Ce remake de La Chienne de Jean Renoir (1931) est le premier long métrage sorti par Diana Productions, structure fondée par Fritz Lang, Joan Bennett et son mari Walter Wangler (qui l'administre), suite au succès critique et public de La Femme au portrait (première collaboration entre le cinéaste et l'actrice l'année précédente).
Contrairement à la femme du peuple chez Renoir, Kitty est ici une prostituée de luxe (même si ce n'est jamais clairement formulé, censure oblige), sans scrupules et avide, qui entraîne Chris dans une tragédie sans issue, en accord avec l'homme qu'elle aime vraiment, son souteneur-protecteur, Johnny.
On note que le nom du héros malheureux, Chris Cross (Criss-Cross), singifie le "croisé", une allusion symbolique et ironique sur son attitude morale en zig-zag dans l'existence : c'est un être faible, abusé, mais aussi influençable, soumis - qui subit les brimades de son épouse mais aussi la domination de sa maîtresse, comme en témoigne cette extraordinaire scène où il lui vernit les ongles de pieds. "Ce sera ton chef d'oeuvre." murmure-t-elle alors avec une cruauté cynique.
Il est par ailleurs étonnant de voir comme le personnage de Cross prolonge celui de Walter Wanley, le héros de La Femme au portrait - parce que les deux sont interprétés, génialement, par Edward G. Robinson, qu'ils entretiennent tous les deux un rapport trouble avec la peinture (rapport évoquant celui du comédien dans sa vraie vie puisqu'il était un grand collectionneur dont les tableaux décoraient sa villa de Beverly Hills).
Dan Duryea est aussi de retour : il joue, magistralement, un filou qui, bien qu'innocent du crime dont il sera accusé, finira sur la chaise électrique. Le Code Hays, qui définissait les éléments à censurer, ne trouva rien à redire à cette injustice pourtant, peut-être parce que l'acteur interprète un personnage assez méprisable avant cela pour susciter auprès du public une punition exemplaire.
Enfin, Joan Bennett est fabuleuse en créature vénale que son jeu expressif et subtil rend odieuse et séduisante à la fois : on comprend qu'elle fasse tourner la tête d'un homme d'âge mûr, timide mais trop heureux de se croire aimé par une femme plus jeune que lui quand il est à son domicile sans cesse humilié par son épouse.

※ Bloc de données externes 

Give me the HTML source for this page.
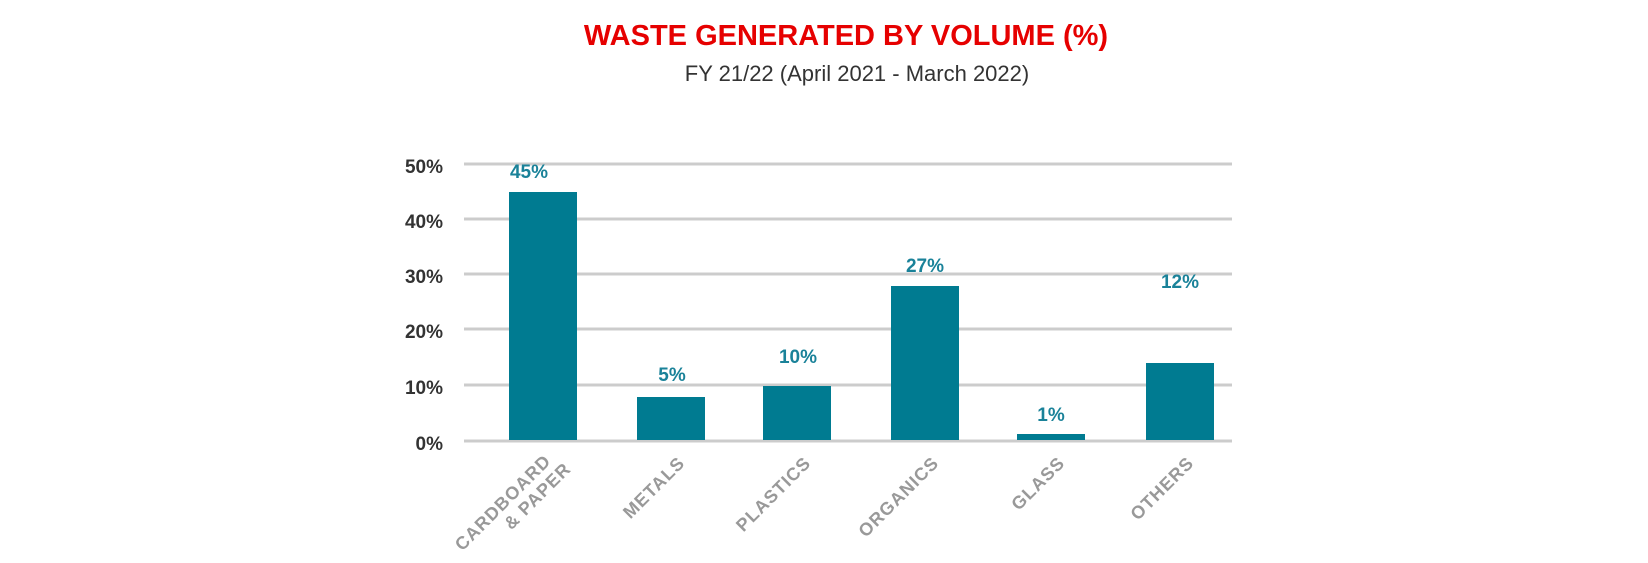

Cette vision très noire de l'humanité ne pouvait que plaire à Lang : chaque protagoniste entraîne les autres par sa veulerie dans son sillon. La morale du cinéaste est claire : chacun mérite le malheur que le sort lui réserve parce qu'il a été trop naïf ou trop manipulateur. Chris n'est pas qu'une victime, c'est aussi un menteur (qui n'avouera que tardivement à Kitty n'être pas un artiste célèbre et fortuné), au même titre que Kitty (qui l'abuse en lui faisant croire qu'elle tient à lui) et Johnny (qui se fait passer pour un simple ami de Kitty).

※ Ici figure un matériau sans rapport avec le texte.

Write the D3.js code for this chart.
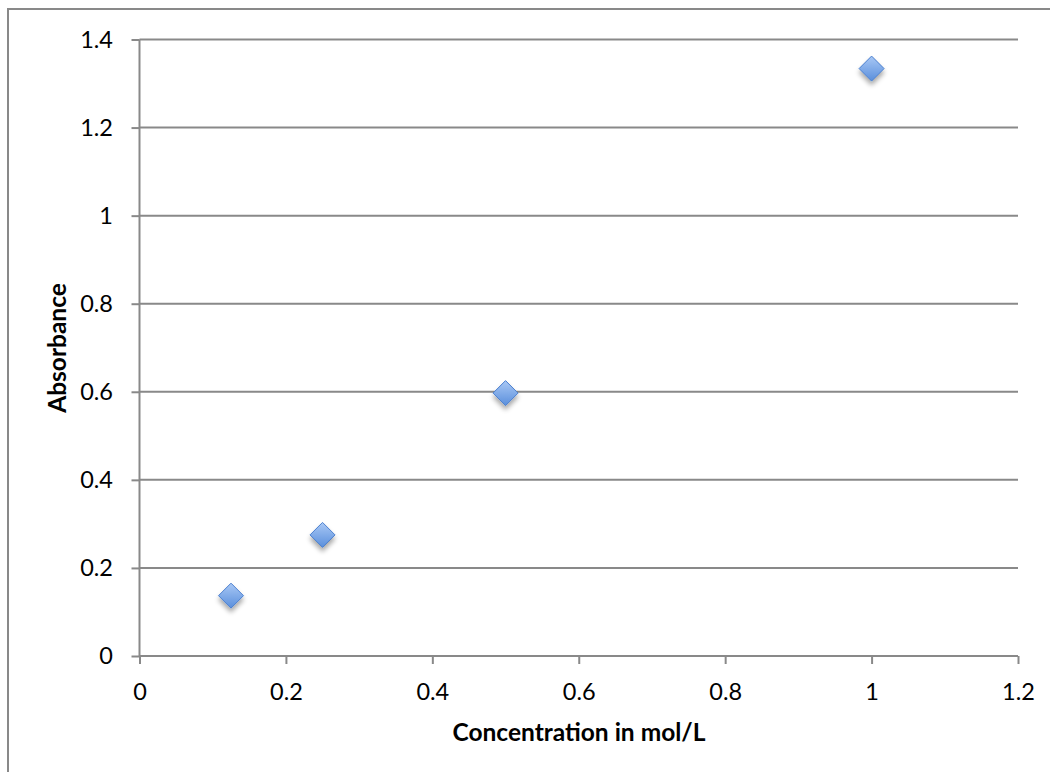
<!DOCTYPE html>
<html><head><meta charset="utf-8">
<script src="https://cdn.jsdelivr.net/npm/d3@7"></script>
<style>body{margin:0;background:#fff}svg{display:block}</style>
</head><body><svg id="c" width="1050" height="772"></svg>
<script>
const concentration = [0.125, 0.25, 0.5, 1];
const absorbance = [0.137, 0.275, 0.597, 1.334];
const xTicks = [0, 0.2, 0.4, 0.6, 0.8, 1, 1.2];
const yTicks = [0, 0.2, 0.4, 0.6, 0.8, 1, 1.2, 1.4];
const xTitle = "Concentration in mol/L";
const yTitle = "Absorbance";

const svg = d3.select("#c");
const font = "Lato, 'Open Sans', sans-serif";
const grey = "#898989";

// outer border
svg.append("path").attr("d","M8,772 V9 H1050").attr("fill","none").attr("stroke",grey).attr("stroke-width",2);

const x = d3.scaleLinear().domain([0,1.2]).range([139.5,1018]);
const y = d3.scaleLinear().domain([0,1.4]).range([656,39.5]);

const defs = svg.append("defs");
const g1 = defs.append("linearGradient").attr("id","dg").attr("x1","0").attr("y1","0").attr("x2","0").attr("y2","1");
g1.append("stop").attr("offset","0%").attr("stop-color","#a9c8f5");
g1.append("stop").attr("offset","100%").attr("stop-color","#5a8fdc");
const f = defs.append("filter").attr("id","sh").attr("x","-50%").attr("y","-50%").attr("width","200%").attr("height","200%");
f.append("feGaussianBlur").attr("in","SourceAlpha").attr("stdDeviation",2.5).attr("result","b");
f.append("feOffset").attr("in","b").attr("dy",4).attr("result","o");
f.append("feComponentTransfer").attr("in","o").attr("result","o2").append("feFuncA").attr("type","linear").attr("slope",0.35);
const m = f.append("feMerge"); m.append("feMergeNode").attr("in","o2"); m.append("feMergeNode").attr("in","SourceGraphic");

// gridlines
svg.append("g").selectAll("line").data(yTicks.filter(d=>d>0)).join("line")
  .attr("x1",x(0)).attr("x2",x(1.2)).attr("y1",d=>y(d)).attr("y2",d=>y(d))
  .attr("stroke",grey).attr("stroke-width",2);

// axes
const yAxis = svg.append("g").attr("transform",`translate(${x(0)},0)`)
  .call(d3.axisLeft(y).tickValues(yTicks).tickFormat(d3.format("~g")).tickSize(8).tickPadding(18.5));
const xAxis = svg.append("g").attr("transform",`translate(0,${y(0)})`)
  .call(d3.axisBottom(x).tickValues(xTicks).tickFormat(d3.format("~g")).tickSize(8).tickPadding(19));
[yAxis,xAxis].forEach(a=>{
  a.select(".domain").attr("stroke",grey).attr("stroke-width",2);
  a.selectAll(".tick line").attr("stroke",grey).attr("stroke-width",2);
  a.selectAll("text").attr("font-family",font).attr("font-size",23.5).attr("fill","#000");
});
xAxis.select(".domain").attr("d",`M${x(0)},0H${x(1.2)}`);
yAxis.select(".domain").attr("d",`M0,${y(0)}V${y(1.4)}`);

// points
const data = concentration.map((c,i)=>({c, a:absorbance[i]}));
svg.append("g").selectAll("path").data(data).join("path")
  .attr("transform",d=>`translate(${x(d.c)},${y(d.a)})`)
  .attr("d","M0,-12.5L12.5,0L0,12.5L-12.5,0Z")
  .attr("fill","url(#dg)").attr("stroke","#4a7fcf").attr("stroke-width",1)
  .attr("filter","url(#sh)");

// titles
svg.append("text").attr("x",579).attr("y",741).attr("text-anchor","middle")
  .attr("font-family",font).attr("font-weight","bold").attr("font-size",24.5).text(xTitle);
svg.append("text").attr("transform","translate(66,348) rotate(-90)").attr("text-anchor","middle")
  .attr("font-family",font).attr("font-weight","bold").attr("font-size",24.5).text(yTitle);
</script></body></html>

La mise en scène souligne froidement, sans état d'âmes, à la manière objective qu'appréciait Lang, les conséquences de ces tromperies cumulées (Kitty sera tuée, Chris sombrera dans la misère et la folie, Johnny sera exécuté pour un crime dont il est innocent). Cette façon de considérer le récit tranche radicalement avec celle de Renoir (où Michel Simon n'éprouve aucun remords après le meurtre de sa maîtresse) mais ici le coupable écope de la pire des peines - intime, éternelle, irrévocable. Glaçant mais impressionnant.